- **DIRECTION**: Restate the data below word for word. Skip any images it contains.
------------
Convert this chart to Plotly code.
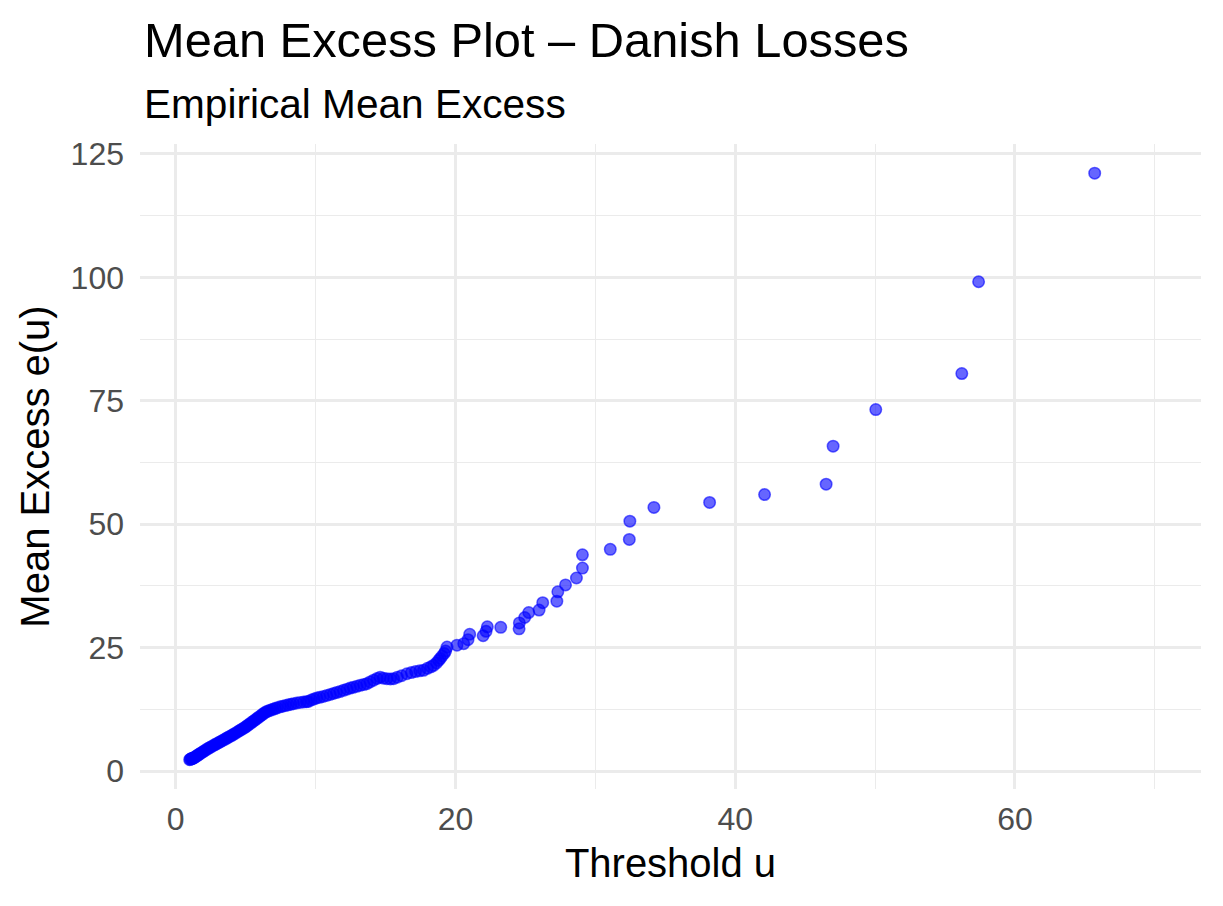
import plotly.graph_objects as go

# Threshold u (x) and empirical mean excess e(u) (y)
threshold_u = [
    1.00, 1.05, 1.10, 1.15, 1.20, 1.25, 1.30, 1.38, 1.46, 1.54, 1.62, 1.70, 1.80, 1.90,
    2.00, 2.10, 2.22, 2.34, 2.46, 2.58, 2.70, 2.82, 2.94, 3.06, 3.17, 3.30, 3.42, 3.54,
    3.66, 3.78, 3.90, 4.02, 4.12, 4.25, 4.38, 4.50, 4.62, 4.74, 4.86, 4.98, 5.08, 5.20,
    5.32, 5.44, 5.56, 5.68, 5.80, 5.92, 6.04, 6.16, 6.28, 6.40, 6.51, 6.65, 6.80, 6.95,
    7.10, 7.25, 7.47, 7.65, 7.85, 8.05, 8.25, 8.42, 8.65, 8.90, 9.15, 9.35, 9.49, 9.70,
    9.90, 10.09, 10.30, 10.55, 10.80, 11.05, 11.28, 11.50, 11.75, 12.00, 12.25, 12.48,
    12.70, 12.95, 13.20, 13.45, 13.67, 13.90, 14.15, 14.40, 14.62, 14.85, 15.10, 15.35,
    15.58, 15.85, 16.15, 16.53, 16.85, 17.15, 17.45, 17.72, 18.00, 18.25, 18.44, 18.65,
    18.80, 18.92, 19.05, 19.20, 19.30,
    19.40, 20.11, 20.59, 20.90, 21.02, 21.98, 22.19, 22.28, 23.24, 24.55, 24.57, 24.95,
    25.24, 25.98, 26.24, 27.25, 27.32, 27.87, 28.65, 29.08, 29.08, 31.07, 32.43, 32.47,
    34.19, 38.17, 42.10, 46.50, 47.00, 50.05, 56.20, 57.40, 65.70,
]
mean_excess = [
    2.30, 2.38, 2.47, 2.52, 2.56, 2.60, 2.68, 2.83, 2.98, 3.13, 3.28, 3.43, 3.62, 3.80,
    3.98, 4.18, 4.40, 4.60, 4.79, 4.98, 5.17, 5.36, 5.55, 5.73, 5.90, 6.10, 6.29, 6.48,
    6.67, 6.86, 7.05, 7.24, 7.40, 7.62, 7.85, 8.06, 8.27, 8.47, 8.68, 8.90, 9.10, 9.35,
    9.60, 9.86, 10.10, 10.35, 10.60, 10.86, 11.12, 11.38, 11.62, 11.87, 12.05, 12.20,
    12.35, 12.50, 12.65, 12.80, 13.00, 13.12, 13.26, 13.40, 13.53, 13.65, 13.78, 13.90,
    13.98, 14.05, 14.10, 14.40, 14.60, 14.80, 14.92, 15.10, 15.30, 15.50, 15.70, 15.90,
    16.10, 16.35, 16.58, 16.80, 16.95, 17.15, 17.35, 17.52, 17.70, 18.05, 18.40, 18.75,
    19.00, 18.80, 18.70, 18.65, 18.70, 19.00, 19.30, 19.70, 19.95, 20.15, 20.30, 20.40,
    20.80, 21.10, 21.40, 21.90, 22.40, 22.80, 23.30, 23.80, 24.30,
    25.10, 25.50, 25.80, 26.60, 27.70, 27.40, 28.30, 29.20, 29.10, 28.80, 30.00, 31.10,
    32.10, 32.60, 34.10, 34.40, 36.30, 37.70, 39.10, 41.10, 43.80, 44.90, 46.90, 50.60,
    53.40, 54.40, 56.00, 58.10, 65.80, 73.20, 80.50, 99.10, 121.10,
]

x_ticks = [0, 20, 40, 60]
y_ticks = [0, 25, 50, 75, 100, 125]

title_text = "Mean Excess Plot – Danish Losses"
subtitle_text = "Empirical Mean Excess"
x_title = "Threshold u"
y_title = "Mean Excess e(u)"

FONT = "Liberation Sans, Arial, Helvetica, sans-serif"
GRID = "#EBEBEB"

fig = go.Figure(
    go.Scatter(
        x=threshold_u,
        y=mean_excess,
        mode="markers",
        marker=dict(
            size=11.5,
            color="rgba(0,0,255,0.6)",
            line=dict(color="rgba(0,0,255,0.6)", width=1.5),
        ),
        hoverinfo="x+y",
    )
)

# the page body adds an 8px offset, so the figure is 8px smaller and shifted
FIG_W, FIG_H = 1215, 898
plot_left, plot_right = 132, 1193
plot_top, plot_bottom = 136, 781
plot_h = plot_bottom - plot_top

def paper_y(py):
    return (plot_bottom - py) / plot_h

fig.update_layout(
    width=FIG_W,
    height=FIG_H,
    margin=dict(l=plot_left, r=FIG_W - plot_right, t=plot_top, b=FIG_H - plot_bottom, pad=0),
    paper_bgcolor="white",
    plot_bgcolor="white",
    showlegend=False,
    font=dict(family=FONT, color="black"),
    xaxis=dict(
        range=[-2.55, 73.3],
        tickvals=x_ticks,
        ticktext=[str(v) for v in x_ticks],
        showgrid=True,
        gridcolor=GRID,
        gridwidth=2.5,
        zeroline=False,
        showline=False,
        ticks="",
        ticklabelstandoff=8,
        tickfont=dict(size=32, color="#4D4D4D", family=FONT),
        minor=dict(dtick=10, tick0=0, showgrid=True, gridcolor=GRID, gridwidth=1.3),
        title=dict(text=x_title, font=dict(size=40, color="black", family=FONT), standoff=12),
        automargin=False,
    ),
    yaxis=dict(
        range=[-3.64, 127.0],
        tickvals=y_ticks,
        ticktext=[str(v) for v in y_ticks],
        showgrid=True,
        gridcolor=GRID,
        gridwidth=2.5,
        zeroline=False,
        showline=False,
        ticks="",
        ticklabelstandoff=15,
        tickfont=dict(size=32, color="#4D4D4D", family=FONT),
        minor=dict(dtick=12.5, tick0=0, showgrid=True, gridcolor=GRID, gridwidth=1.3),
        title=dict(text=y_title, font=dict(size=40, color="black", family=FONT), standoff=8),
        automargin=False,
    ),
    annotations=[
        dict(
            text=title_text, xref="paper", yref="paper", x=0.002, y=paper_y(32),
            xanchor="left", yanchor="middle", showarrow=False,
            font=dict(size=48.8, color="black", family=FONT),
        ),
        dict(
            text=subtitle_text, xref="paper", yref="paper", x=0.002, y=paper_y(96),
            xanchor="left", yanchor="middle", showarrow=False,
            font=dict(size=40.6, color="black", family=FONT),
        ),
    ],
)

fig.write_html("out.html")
------------
- **WRITTEN SOLUTION**:
Convert this chart to Plotly code.
import plotly.graph_objects as go

# Threshold u (x) and empirical mean excess e(u) (y)
threshold_u = [
    1.00, 1.05, 1.10, 1.15, 1.20, 1.25, 1.30, 1.38, 1.46, 1.54, 1.62, 1.70, 1.80, 1.90,
    2.00, 2.10, 2.22, 2.34, 2.46, 2.58, 2.70, 2.82, 2.94, 3.06, 3.17, 3.30, 3.42, 3.54,
    3.66, 3.78, 3.90, 4.02, 4.12, 4.25, 4.38, 4.50, 4.62, 4.74, 4.86, 4.98, 5.08, 5.20,
    5.32, 5.44, 5.56, 5.68, 5.80, 5.92, 6.04, 6.16, 6.28, 6.40, 6.51, 6.65, 6.80, 6.95,
    7.10, 7.25, 7.47, 7.65, 7.85, 8.05, 8.25, 8.42, 8.65, 8.90, 9.15, 9.35, 9.49, 9.70,
    9.90, 10.09, 10.30, 10.55, 10.80, 11.05, 11.28, 11.50, 11.75, 12.00, 12.25, 12.48,
    12.70, 12.95, 13.20, 13.45, 13.67, 13.90, 14.15, 14.40, 14.62, 14.85, 15.10, 15.35,
    15.58, 15.85, 16.15, 16.53, 16.85, 17.15, 17.45, 17.72, 18.00, 18.25, 18.44, 18.65,
    18.80, 18.92, 19.05, 19.20, 19.30,
    19.40, 20.11, 20.59, 20.90, 21.02, 21.98, 22.19, 22.28, 23.24, 24.55, 24.57, 24.95,
    25.24, 25.98, 26.24, 27.25, 27.32, 27.87, 28.65, 29.08, 29.08, 31.07, 32.43, 32.47,
    34.19, 38.17, 42.10, 46.50, 47.00, 50.05, 56.20, 57.40, 65.70,
]
mean_excess = [
    2.30, 2.38, 2.47, 2.52, 2.56, 2.60, 2.68, 2.83, 2.98, 3.13, 3.28, 3.43, 3.62, 3.80,
    3.98, 4.18, 4.40, 4.60, 4.79, 4.98, 5.17, 5.36, 5.55, 5.73, 5.90, 6.10, 6.29, 6.48,
    6.67, 6.86, 7.05, 7.24, 7.40, 7.62, 7.85, 8.06, 8.27, 8.47, 8.68, 8.90, 9.10, 9.35,
    9.60, 9.86, 10.10, 10.35, 10.60, 10.86, 11.12, 11.38, 11.62, 11.87, 12.05, 12.20,
    12.35, 12.50, 12.65, 12.80, 13.00, 13.12, 13.26, 13.40, 13.53, 13.65, 13.78, 13.90,
    13.98, 14.05, 14.10, 14.40, 14.60, 14.80, 14.92, 15.10, 15.30, 15.50, 15.70, 15.90,
    16.10, 16.35, 16.58, 16.80, 16.95, 17.15, 17.35, 17.52, 17.70, 18.05, 18.40, 18.75,
    19.00, 18.80, 18.70, 18.65, 18.70, 19.00, 19.30, 19.70, 19.95, 20.15, 20.30, 20.40,
    20.80, 21.10, 21.40, 21.90, 22.40, 22.80, 23.30, 23.80, 24.30,
    25.10, 25.50, 25.80, 26.60, 27.70, 27.40, 28.30, 29.20, 29.10, 28.80, 30.00, 31.10,
    32.10, 32.60, 34.10, 34.40, 36.30, 37.70, 39.10, 41.10, 43.80, 44.90, 46.90, 50.60,
    53.40, 54.40, 56.00, 58.10, 65.80, 73.20, 80.50, 99.10, 121.10,
]

x_ticks = [0, 20, 40, 60]
y_ticks = [0, 25, 50, 75, 100, 125]

title_text = "Mean Excess Plot – Danish Losses"
subtitle_text = "Empirical Mean Excess"
x_title = "Threshold u"
y_title = "Mean Excess e(u)"

FONT = "Liberation Sans, Arial, Helvetica, sans-serif"
GRID = "#EBEBEB"

fig = go.Figure(
    go.Scatter(
        x=threshold_u,
        y=mean_excess,
        mode="markers",
        marker=dict(
            size=11.5,
            color="rgba(0,0,255,0.6)",
            line=dict(color="rgba(0,0,255,0.6)", width=1.5),
        ),
        hoverinfo="x+y",
    )
)

# the page body adds an 8px offset, so the figure is 8px smaller and shifted
FIG_W, FIG_H = 1215, 898
plot_left, plot_right = 132, 1193
plot_top, plot_bottom = 136, 781
plot_h = plot_bottom - plot_top

def paper_y(py):
    return (plot_bottom - py) / plot_h

fig.update_layout(
    width=FIG_W,
    height=FIG_H,
    margin=dict(l=plot_left, r=FIG_W - plot_right, t=plot_top, b=FIG_H - plot_bottom, pad=0),
    paper_bgcolor="white",
    plot_bgcolor="white",
    showlegend=False,
    font=dict(family=FONT, color="black"),
    xaxis=dict(
        range=[-2.55, 73.3],
        tickvals=x_ticks,
        ticktext=[str(v) for v in x_ticks],
        showgrid=True,
        gridcolor=GRID,
        gridwidth=2.5,
        zeroline=False,
        showline=False,
        ticks="",
        ticklabelstandoff=8,
        tickfont=dict(size=32, color="#4D4D4D", family=FONT),
        minor=dict(dtick=10, tick0=0, showgrid=True, gridcolor=GRID, gridwidth=1.3),
        title=dict(text=x_title, font=dict(size=40, color="black", family=FONT), standoff=12),
        automargin=False,
    ),
    yaxis=dict(
        range=[-3.64, 127.0],
        tickvals=y_ticks,
        ticktext=[str(v) for v in y_ticks],
        showgrid=True,
        gridcolor=GRID,
        gridwidth=2.5,
        zeroline=False,
        showline=False,
        ticks="",
        ticklabelstandoff=15,
        tickfont=dict(size=32, color="#4D4D4D", family=FONT),
        minor=dict(dtick=12.5, tick0=0, showgrid=True, gridcolor=GRID, gridwidth=1.3),
        title=dict(text=y_title, font=dict(size=40, color="black", family=FONT), standoff=8),
        automargin=False,
    ),
    annotations=[
        dict(
            text=title_text, xref="paper", yref="paper", x=0.002, y=paper_y(32),
            xanchor="left", yanchor="middle", showarrow=False,
            font=dict(size=48.8, color="black", family=FONT),
        ),
        dict(
            text=subtitle_text, xref="paper", yref="paper", x=0.002, y=paper_y(96),
            xanchor="left", yanchor="middle", showarrow=False,
            font=dict(size=40.6, color="black", family=FONT),
        ),
    ],
)

fig.write_html("out.html")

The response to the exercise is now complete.